The John Wick star takes the gang for a wild game night in his room at the Fairmont hotel. The cast and crew wrapped up their final two nights of shooting at the historic Nob Hill landmark, filming in only a small portion of the sprawling, extravagant suite that’s hosted the likes of President Kennedy.
“I’ve never seen a room like that before,” Khan marvels. “That is all original to the space — the floor, the fountain. We just put a little light in the fountain so you can see the water.” Khan shot with three cameras for coverage for the only time on the shoot, determined to capture every detail in the two nights they were there.
“When Randall and Keanu get into that fight, that was the first and the only time in the movie that we go handheld because we wanted it to feel a little chaotic like you’re right in there with them,” Khan says of the infamous scene that inspired Park’s credits track “I Punched Keanu Reeves.” “The Fairmont was amazing. They were very accommodating, and it couldn’t have been a better location. I totally believe that Keanu would be staying there.”

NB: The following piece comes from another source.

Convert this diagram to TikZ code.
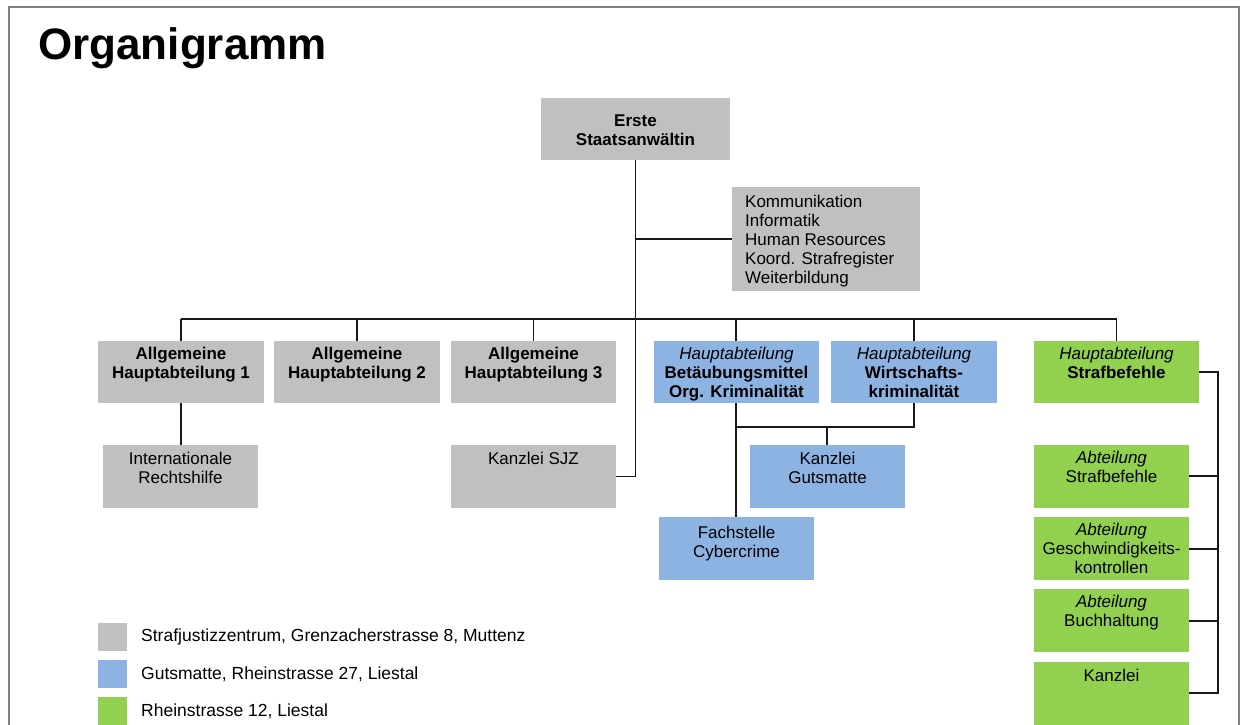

In fact, the movie’s other star Park has stayed at the Fairmont before while filming in the city, but this was his first time inside the penthouse. “We saw the back secret entrance where [Kennedy] sneaked Marilyn Monroe up. [There were these] secret nook, and we were fascinated by that place,” he remembers. “It was a bittersweet, but a lovely place to end our production.”

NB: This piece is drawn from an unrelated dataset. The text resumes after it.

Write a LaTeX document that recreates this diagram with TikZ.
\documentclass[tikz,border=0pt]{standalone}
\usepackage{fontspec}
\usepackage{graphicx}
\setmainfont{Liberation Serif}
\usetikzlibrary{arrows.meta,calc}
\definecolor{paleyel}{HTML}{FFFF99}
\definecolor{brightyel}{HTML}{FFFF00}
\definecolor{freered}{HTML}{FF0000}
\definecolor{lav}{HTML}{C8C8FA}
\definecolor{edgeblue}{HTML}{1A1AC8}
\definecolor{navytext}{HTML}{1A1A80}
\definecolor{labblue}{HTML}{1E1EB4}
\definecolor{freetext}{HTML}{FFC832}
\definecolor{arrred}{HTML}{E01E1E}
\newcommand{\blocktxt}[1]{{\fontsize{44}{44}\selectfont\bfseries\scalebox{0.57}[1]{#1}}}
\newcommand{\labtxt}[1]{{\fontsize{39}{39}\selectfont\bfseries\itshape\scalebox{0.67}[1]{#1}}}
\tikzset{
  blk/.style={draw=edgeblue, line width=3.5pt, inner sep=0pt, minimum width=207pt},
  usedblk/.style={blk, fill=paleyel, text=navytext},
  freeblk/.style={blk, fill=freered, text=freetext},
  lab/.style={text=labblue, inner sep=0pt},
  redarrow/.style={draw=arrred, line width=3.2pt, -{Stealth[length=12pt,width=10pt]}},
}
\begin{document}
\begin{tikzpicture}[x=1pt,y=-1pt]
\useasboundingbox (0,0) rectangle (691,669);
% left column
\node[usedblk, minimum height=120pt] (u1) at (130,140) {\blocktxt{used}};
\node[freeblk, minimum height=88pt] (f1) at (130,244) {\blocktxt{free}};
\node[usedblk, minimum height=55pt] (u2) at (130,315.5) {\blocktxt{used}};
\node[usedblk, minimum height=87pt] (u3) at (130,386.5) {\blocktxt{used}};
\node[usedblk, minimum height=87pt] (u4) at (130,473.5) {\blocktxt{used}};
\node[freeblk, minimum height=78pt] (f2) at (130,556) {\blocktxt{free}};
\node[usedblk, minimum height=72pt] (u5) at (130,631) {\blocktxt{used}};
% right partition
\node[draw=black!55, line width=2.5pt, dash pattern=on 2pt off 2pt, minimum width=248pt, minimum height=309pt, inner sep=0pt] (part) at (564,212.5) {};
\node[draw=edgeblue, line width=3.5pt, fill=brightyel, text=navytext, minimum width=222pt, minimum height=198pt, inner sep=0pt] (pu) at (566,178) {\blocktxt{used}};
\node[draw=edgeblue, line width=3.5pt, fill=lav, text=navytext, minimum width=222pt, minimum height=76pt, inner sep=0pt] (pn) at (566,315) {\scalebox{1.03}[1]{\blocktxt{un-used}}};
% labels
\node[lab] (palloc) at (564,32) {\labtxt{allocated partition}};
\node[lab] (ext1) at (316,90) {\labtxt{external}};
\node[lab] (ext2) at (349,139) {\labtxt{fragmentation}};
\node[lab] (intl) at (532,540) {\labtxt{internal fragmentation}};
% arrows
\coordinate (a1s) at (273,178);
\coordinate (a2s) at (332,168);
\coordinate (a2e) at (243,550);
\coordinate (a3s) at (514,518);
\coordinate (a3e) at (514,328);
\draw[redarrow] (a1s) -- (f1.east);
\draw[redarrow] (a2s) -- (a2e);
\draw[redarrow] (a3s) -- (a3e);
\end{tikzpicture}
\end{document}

All of the film’s ending New York City scenes were shot in Vancouver. The Vancouver Art Gallery stood in for NYC’s famous Metropolitan Museum of Art, where Marcus makes the grand romantic gesture of being willing to hold Sasha’s purse. That was their last night of shooting in Vancouver, and they went big. “We wanted it to be romantic and feel big and theatrical,” Khan explains. “So they had that long red carpet, and we had lights all in the trees. We had spotlights everywhere.”

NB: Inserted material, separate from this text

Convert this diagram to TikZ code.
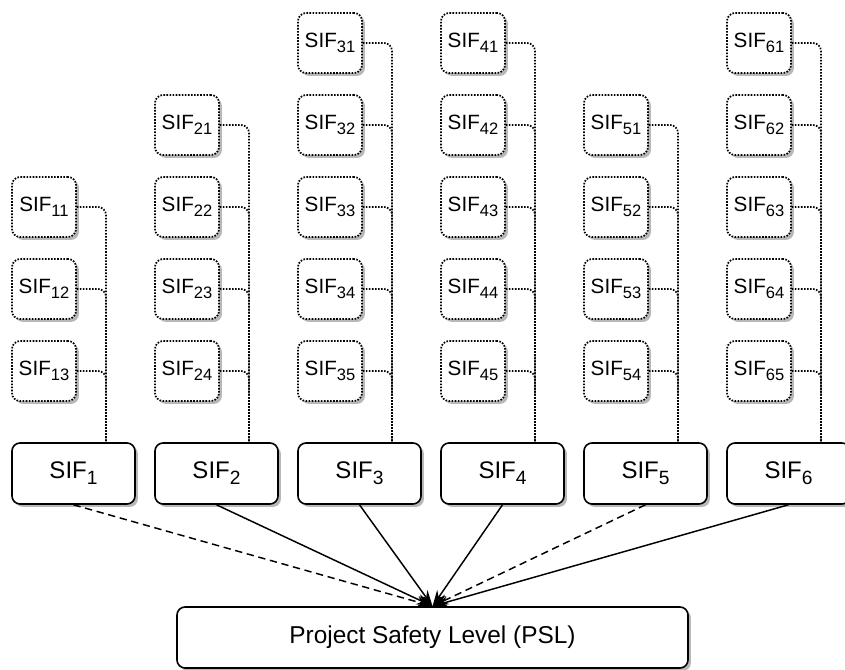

Then, there’s Judy’s Way, the eatery Sasha opens dedicated to Marcus’ mother’s cooking. They shot at Vancouver’s Italian restaurant Cinara, which has since been converted to a sibling restaurant named Autostrada. “It’s got to feel way warmer than her other restaurants that we’ve seen in the movie up to this point,” Khan says. “We found this little restaurant in Vancouver that was a tight space for shooting, especially in the end sequence because everyone’s there for opening night. There was that big long line. So there was a lot a lot of people in there, but I liked the openness of the space — like how the kitchen was right off of the dining area. When she brings Marcus to taste the soup, it’s right there. The layout worked for what I wanted to do.”
Park describes the set as a fun, familial atmosphere where the cast and crew were always up for a good time. Though their days in San Francisco were limited, they still took time to play tourist, jumping on the iconic cable cars one night to ride them around the city. The team also regularly dined out together, even having their own, far more enjoyable take on the Maximal experience at San Francisco’s Atelier Crenn on Fillmore Street, “It’s a really fancy French restaurant that that we had heard of,” Park remembers. “We made reservations there. They give you a poem at the beginning of the meal, and it was just course after course, all different kinds of wines. It was very fancy. Usually super fancy things aren’t my speed. But it was just so different and so fun because [of] the company. It was a special evening.”
“San Francisco is not the easiest to shoot, but it’s totally worth it if you can get it because it’s just it’s such a scenic place,” Park adds. Filming in San Francisco may have been as much a labor of love as Marcus and Sasha’s relationship, but it’s one that paid off for the entire team.